Si pendant 23 ans de plantation des accidents de ce genre furent rares, ce naufrage et quantité d'autres événements imparables sur ces îlots nous ramènent à la réalité : sans doute argent-technique-rendement entrent nécessairement dans le développement et nul ne songerait à l'oublier pas plus aux Tuamotu qu'ailleurs... mais, c'est sans doute, une banalité que de le rappeler, le Polynésien vit sur des îles dont il accepte la petitesse - le peu de richesse -l'isolement et les infortunes de l'océan. Une cocoteraie de plus, cela veut dire que des planteurs peuvent vaincre tout cela en même temps. Le développement va toujours dans le sens des capacités et possibilités d'un peuple.
Tenararo avec toutes celles qui l'ont précédée, sera jugée un jour. Que fallait-il faire ?
Pukarua-Reao et ses 5 satellites constituent-ils un ensemble économique durable ? Le P. Victor n'a pas recherché, ni du reste le Territoire, une « rentabilité » immédiate qui permette en « argent » d'afficher un succès économique. Il a fait place à la globalité d'une situation humaine et foncière. C'est depuis l'origine non pas une entreprise économique, mais de développement : développer l'homme et tout l'homme par la mise en valeur d'îles inoccupées et improductives.
1) Le but n'était pas de faire des insulaires brusquement des gens « riches »... Qui vit avec le cocotier sait que tout va lentement et que l’on ne fait jamais fortune avec le coprah. Le Père Victor joua le rôle de ce que l'on appelle dans le Pacifique « Development Aid-Agent ». Un agent qui aide au développement... quelqu'un qui propose un travail qui est déjà accepté au fond des consciences et dans la société. Le pouvoir persuasif de « l'agent » vient tout autant de ses qualités personnelles que du consensus, bien qu'au départ inconscient, de la population. L'agent ne travaille pas pour une société mais pour la société, pas pour des individus mais pour le groupe. Ce n'est pas un promoteur, un financier ou un technicien, c'est plutôt un animateur quoiqu'il ait aussi à organiser et parfois à décider.
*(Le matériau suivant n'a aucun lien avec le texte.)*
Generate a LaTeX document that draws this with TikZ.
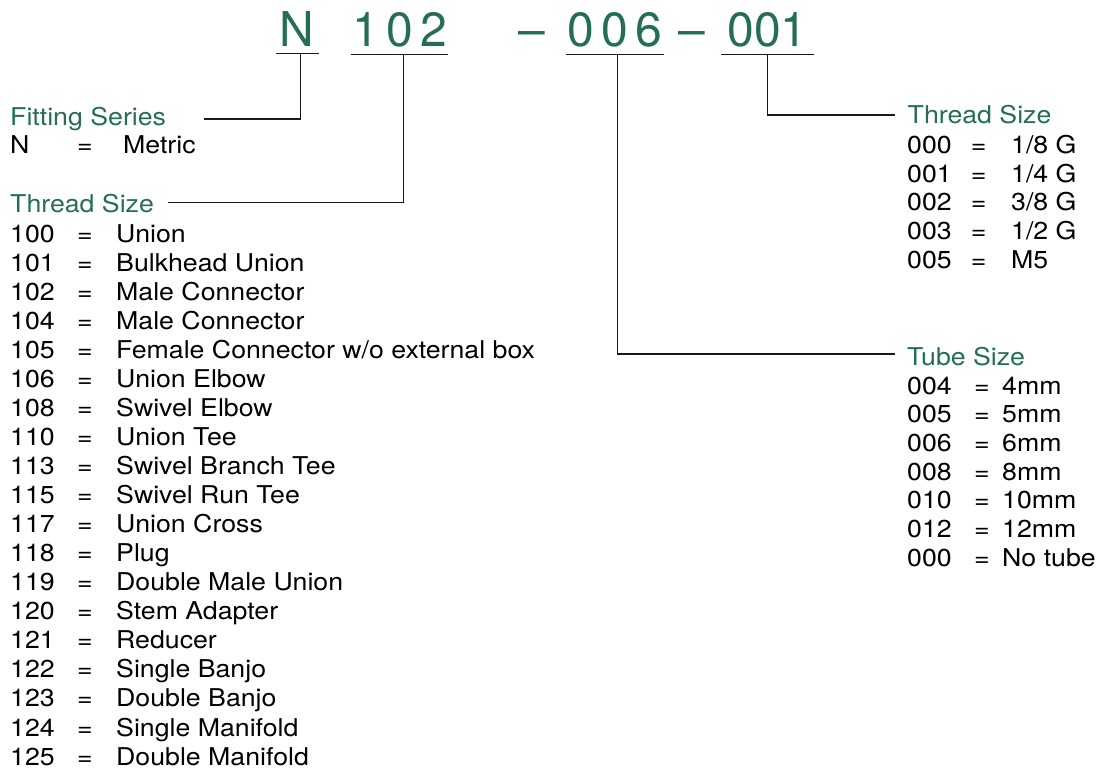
\documentclass[tikz,border=0pt]{standalone}
\usepackage{fontspec}
\setmainfont{TeX Gyre Heros}[FakeStretch=1.09]
\newfontfamily\partfont{TeX Gyre Heros}
\usetikzlibrary{positioning,calc}

\definecolor{codegreen}{RGB}{35,110,85}
\newcommand{\keyrow}[4]{\makebox[#1][l]{#3}\makebox[#2][l]{=}#4}

\begin{document}
\begin{tikzpicture}[x=1pt,y=-1pt,
    part/.style={anchor=base west, inner ysep=7pt, inner xsep=0pt, text=codegreen,
      font=\partfont\fontsize{48}{48}\selectfont},
    head/.style={anchor=base west, inner sep=0pt, text=codegreen},
    entry/.style={anchor=base west, inner sep=0pt},
    rule/.style={line width=1.1pt, draw=black!90}]
  \useasboundingbox (0,0) rectangle (1099,773);
  \fontsize{24.5}{29}\selectfont

  % part number
  \node[part, inner xsep=4pt] (tN) at (275.7,46.3) {N};
  \node[part, inner xsep=1pt] (t102) at (351.1,46.3) {1\hspace{7.4pt}0\hspace{7.4pt}2};
  \node[part] (tdashA) at (518.3,46.3) {\textendash};
  \node[part, inner xsep=1pt] (t006) at (566.3,46.3) {0\hspace{7.4pt}0\hspace{7.4pt}6};
  \node[part] (tdashB) at (678,46.3) {\textendash};
  \node[part, inner xsep=6.5pt] (t001) at (720.8,46.3) {001};

  \draw[rule] (tN.south west) -- (tN.south east);
  \draw[rule] (t102.south west) -- (t102.south east);
  \draw[rule] (t006.south west) -- (t006.south east);
  \draw[rule] (t001.south west) -- (t001.south east);

  % free ends of the leaders
  \coordinate (eFit) at (204,119);
  \coordinate (eThrL) at (168.3,202.7);
  \coordinate (eThrR) at (895,115);
  \coordinate (eTube) at (895,354);

  \draw[rule] ([xshift=3pt]tN.south) |- (eFit);
  \draw[rule] ([xshift=4pt]t102.south) |- (eThrL);
  \draw[rule] ([xshift=2.5pt]t006.south) |- (eTube);
  \draw[rule] (t001.south) |- (eThrR);

  % fitting series
  \node[head] (hFit) at (10,125) {Fitting Series};
  \node[entry] (rN) at (10,153.3) {\keyrow{67pt}{46pt}{N}{Metric}};

  % thread size (body)
  \node[head] (hThrL) at (10,212.7) {Thread Size};
  \node[entry] (r100) at (10,242.3) {\keyrow{67pt}{39pt}{100}{Union}};
  \node[entry] (r101) at (10,271.3) {\keyrow{67pt}{39pt}{101}{Bulkhead Union}};
  \node[entry] (r102) at (10,300.4) {\keyrow{67pt}{39pt}{102}{Male Connector}};
  \node[entry] (r104) at (10,329.4) {\keyrow{67pt}{39pt}{104}{Male Connector}};
  \node[entry] (r105) at (10,358.5) {\keyrow{67pt}{39pt}{105}{Female Connector w/o external box}};
  \node[entry] (r106) at (10,387.5) {\keyrow{67pt}{39pt}{106}{Union Elbow}};
  \node[entry] (r108) at (10,416.5) {\keyrow{67pt}{39pt}{108}{Swivel Elbow}};
  \node[entry] (r110) at (10,445.6) {\keyrow{67pt}{39pt}{110}{Union Tee}};
  \node[entry] (r113) at (10,474.6) {\keyrow{67pt}{39pt}{113}{Swivel Branch Tee}};
  \node[entry] (r115) at (10,503.7) {\keyrow{67pt}{39pt}{115}{Swivel Run Tee}};
  \node[entry] (r117) at (10,532.7) {\keyrow{67pt}{39pt}{117}{Union Cross}};
  \node[entry] (r118) at (10,561.7) {\keyrow{67pt}{39pt}{118}{Plug}};
  \node[entry] (r119) at (10,590.8) {\keyrow{67pt}{39pt}{119}{Double Male Union}};
  \node[entry] (r120) at (10,619.8) {\keyrow{67pt}{39pt}{120}{Stem Adapter}};
  \node[entry] (r121) at (10,648.9) {\keyrow{67pt}{39pt}{121}{Reducer}};
  \node[entry] (r122) at (10,677.9) {\keyrow{67pt}{39pt}{122}{Single Banjo}};
  \node[entry] (r123) at (10,706.9) {\keyrow{67pt}{39pt}{123}{Double Banjo}};
  \node[entry] (r124) at (10,736.0) {\keyrow{67pt}{39pt}{124}{Single Manifold}};
  \node[entry] (r125) at (10,765.0) {\keyrow{67pt}{39pt}{125}{Double Manifold}};

  % thread size (port)
  \node[head] (hThrR) at (907.5,123.3) {Thread Size};
  \node[entry] (p000) at (907,153.3) {\keyrow{63.7pt}{40.3pt}{000}{1/8 G}};
  \node[entry] (p001) at (907,182.1) {\keyrow{63.7pt}{40.3pt}{001}{1/4 G}};
  \node[entry] (p002) at (907,210.8) {\keyrow{63.7pt}{40.3pt}{002}{3/8 G}};
  \node[entry] (p003) at (907,239.6) {\keyrow{63.7pt}{40.3pt}{003}{1/2 G}};
  \node[entry] (p005) at (907,268.3) {\keyrow{63.7pt}{40.3pt}{005}{M5}};

  % tube size
  \node[head] (hTube) at (907,365) {Tube Size};
  \node[entry] (s004) at (907,394.0) {\keyrow{67pt}{28pt}{004}{4mm}};
  \node[entry] (s005) at (907,422.7) {\keyrow{67pt}{28pt}{005}{5mm}};
  \node[entry] (s006) at (907,451.3) {\keyrow{67pt}{28pt}{006}{6mm}};
  \node[entry] (s008) at (907,480.0) {\keyrow{67pt}{28pt}{008}{8mm}};
  \node[entry] (s010) at (907,508.7) {\keyrow{67pt}{28pt}{010}{10mm}};
  \node[entry] (s012) at (907,537.3) {\keyrow{67pt}{28pt}{012}{12mm}};
  \node[entry] (s000) at (907,566.0) {\keyrow{67pt}{28pt}{000}{No tube}};
\end{tikzpicture}
\end{document}
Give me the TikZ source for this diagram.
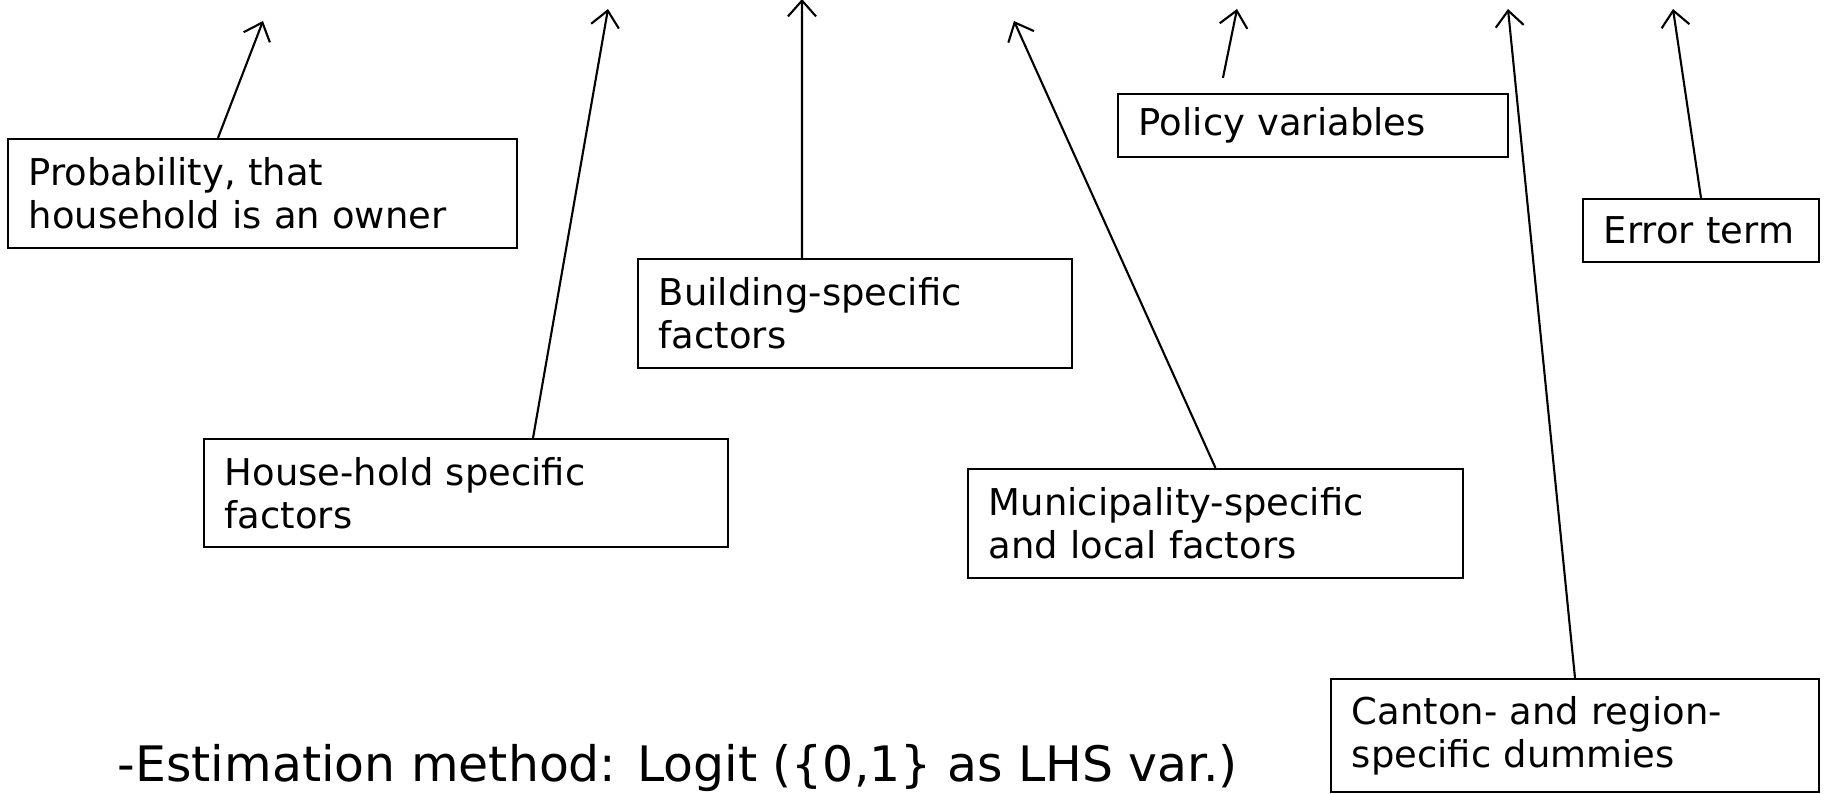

2) En ce coin du Pacifique, un des plus isolés, la satellisation de Tenararo et des 4 autres îles a contribué à la fixation des Pukarua-Reao sur leurs îles d'origine. Le village fait de « fare » très bas, en bois et tôles sur les côtés et recouverts de « niau » provenant de Vahaga, donnait l'impression d'un grand « rahui ». Pour se fixer à l'Est de la Polynésie, ces travailleurs ne sont pas pour autant des sédentaires mais des « nomades ». Nomadisme très spécial : ils ont un établissement fixe sur les îles jumelles de Pukarua-Reao, et parcourent ensuite la mer pour visiter les plantations, défricher, récolter. Il leur faut parcourir des distances impressionnantes : Reao-Tenararo sont à 172' ou 319 km l'une de l'autre, et Pukarua-Tenararo à 183' ou 339 km. Cependant quand les travailleurs sont à Vahaga, ils peuvent par leur propre moyen et en baleinière, franchir aisément les 5 miles ou 9 km qui les séparent de Tenararo, et Tenararo est à 12' ou 22 km de Tenania.
3) Par contrecoup le peuple Reao-Pukarua n'est pas venu et ne viendra sans doute pas grossir la foule des chômeurs de Papeete. La proximité des chantiers du CEP lui a permis d'y envoyer des travailleurs, mais saisonniers. Le contrat terminé, ils sont revenus avec leur salaire reprendre leurs occupations. Ainsi cette population alimente de son coprah l'usine d'huile de Fare Ute à Papeete, d'autant plus que les nouvelles plantations n'ont pas ralenti la régénération de leurs vieilles plantations sur leurs terres d'origine[22]. Ainsi l'élévation de la production maintient loin de Papeete une navigation et un fret qui désenclavent ces îles lointaines qu'il faudrait de toute façon relier aux îles hautes. Les îles sans passe se prêtent peu pour l'instant à la nacre ou d'autres activités.
4) Si l'espoir renaît à l'Est et que le niveau de vie y a augmenté sous l'influence aussi de quelques petits salaires administratifs dont bénéficient instituteurs, personnel de Mairie, des travaux publics... etc, certains voudront apprécier en économiste les résultats d'une pareille opération. En attribuant un salaire fictif de 28 000 CFP (le SMIG) à 70 adultes travaillant jusqu'à la production en totalité 550 mois, le capital travail investi serait de 15 400 000 CFP[23]. Si le cours du coprah se maintient par rapport au SMIG (ce qui est improbable) il faudra 440 T de coprah soit la production des 7 ou 8 premières années pour rattraper ce capital. Il convient de retrancher de ces 15 400 000 CFP, les 3,2 millions provenant des primes. Les défricheurs de 1977 font un placement pour 1994. Les autres dépenses à ajouter sont négligeables : les armateurs assurent le voyage et le fret gratuits à leurs futurs clients et fournisseurs.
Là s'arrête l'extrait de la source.